_Given information:_
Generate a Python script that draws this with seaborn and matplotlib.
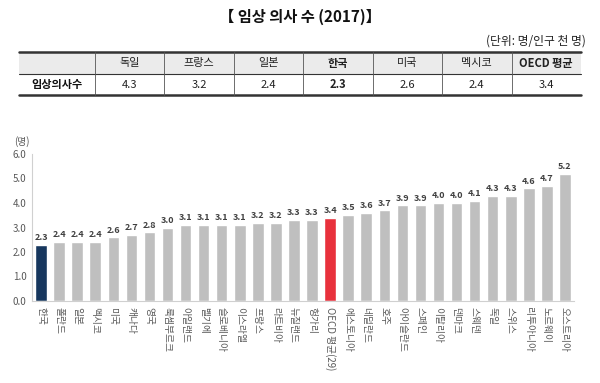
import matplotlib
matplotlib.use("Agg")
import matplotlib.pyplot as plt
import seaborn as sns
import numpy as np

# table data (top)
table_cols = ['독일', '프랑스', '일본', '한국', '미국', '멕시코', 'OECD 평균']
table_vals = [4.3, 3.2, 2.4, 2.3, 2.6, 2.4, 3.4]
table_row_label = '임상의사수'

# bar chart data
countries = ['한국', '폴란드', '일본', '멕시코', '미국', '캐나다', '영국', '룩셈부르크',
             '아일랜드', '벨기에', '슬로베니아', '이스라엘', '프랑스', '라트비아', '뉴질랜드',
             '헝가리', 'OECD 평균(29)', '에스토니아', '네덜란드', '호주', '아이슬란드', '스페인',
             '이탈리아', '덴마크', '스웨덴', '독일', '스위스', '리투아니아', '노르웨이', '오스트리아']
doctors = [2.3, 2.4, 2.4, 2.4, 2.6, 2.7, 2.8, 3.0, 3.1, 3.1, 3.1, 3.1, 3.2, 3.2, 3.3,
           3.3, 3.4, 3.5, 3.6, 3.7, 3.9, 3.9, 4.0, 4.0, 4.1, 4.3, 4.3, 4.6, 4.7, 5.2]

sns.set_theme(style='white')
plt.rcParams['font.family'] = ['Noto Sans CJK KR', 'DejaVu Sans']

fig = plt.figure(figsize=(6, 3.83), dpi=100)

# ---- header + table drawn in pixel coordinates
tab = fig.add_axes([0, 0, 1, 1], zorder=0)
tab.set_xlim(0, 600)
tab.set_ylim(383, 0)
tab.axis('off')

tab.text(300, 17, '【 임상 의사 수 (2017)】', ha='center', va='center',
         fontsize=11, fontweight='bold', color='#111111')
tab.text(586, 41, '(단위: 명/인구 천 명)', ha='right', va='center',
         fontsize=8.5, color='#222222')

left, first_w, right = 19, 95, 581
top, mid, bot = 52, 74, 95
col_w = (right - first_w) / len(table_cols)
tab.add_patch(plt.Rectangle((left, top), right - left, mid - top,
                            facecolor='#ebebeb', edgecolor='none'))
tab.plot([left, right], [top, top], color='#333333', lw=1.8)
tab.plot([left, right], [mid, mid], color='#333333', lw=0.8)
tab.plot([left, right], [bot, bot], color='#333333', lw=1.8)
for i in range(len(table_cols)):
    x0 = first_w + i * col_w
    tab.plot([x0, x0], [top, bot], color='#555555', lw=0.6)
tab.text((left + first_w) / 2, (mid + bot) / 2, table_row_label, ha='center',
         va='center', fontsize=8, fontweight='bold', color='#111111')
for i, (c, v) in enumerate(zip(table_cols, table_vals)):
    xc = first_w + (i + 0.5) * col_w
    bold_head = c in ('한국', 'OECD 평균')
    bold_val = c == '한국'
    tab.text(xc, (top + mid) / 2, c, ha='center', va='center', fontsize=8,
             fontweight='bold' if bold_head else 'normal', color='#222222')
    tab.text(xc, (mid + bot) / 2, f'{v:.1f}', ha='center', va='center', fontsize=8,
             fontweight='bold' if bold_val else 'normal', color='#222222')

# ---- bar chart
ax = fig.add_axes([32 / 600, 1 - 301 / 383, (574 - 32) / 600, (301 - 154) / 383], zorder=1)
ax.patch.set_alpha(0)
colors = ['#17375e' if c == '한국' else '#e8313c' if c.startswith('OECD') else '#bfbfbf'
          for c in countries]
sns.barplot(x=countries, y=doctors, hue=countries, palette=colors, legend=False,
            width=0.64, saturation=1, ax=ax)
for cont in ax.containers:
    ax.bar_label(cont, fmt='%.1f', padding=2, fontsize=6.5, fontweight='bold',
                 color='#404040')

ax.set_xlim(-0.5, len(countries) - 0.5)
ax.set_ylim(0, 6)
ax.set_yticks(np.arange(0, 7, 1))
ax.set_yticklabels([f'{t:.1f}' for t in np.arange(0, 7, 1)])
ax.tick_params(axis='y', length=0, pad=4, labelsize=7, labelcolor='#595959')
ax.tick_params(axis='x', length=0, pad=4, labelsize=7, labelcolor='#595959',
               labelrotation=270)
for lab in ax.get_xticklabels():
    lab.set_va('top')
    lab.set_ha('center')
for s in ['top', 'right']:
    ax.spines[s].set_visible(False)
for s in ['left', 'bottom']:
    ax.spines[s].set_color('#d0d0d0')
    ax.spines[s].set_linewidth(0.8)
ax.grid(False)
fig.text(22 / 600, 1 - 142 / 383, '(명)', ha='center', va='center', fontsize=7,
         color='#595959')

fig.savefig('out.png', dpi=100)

_Problem details:_ Could the lines from the top of the material through the line with "table_row_label = '임상의사수'" be repeated exactly, pictures left out?

_The answer:_
Generate a Python script that draws this with seaborn and matplotlib.
import matplotlib
matplotlib.use("Agg")
import matplotlib.pyplot as plt
import seaborn as sns
import numpy as np

# table data (top)
table_cols = ['독일', '프랑스', '일본', '한국', '미국', '멕시코', 'OECD 평균']
table_vals = [4.3, 3.2, 2.4, 2.3, 2.6, 2.4, 3.4]
table_row_label = '임상의사수'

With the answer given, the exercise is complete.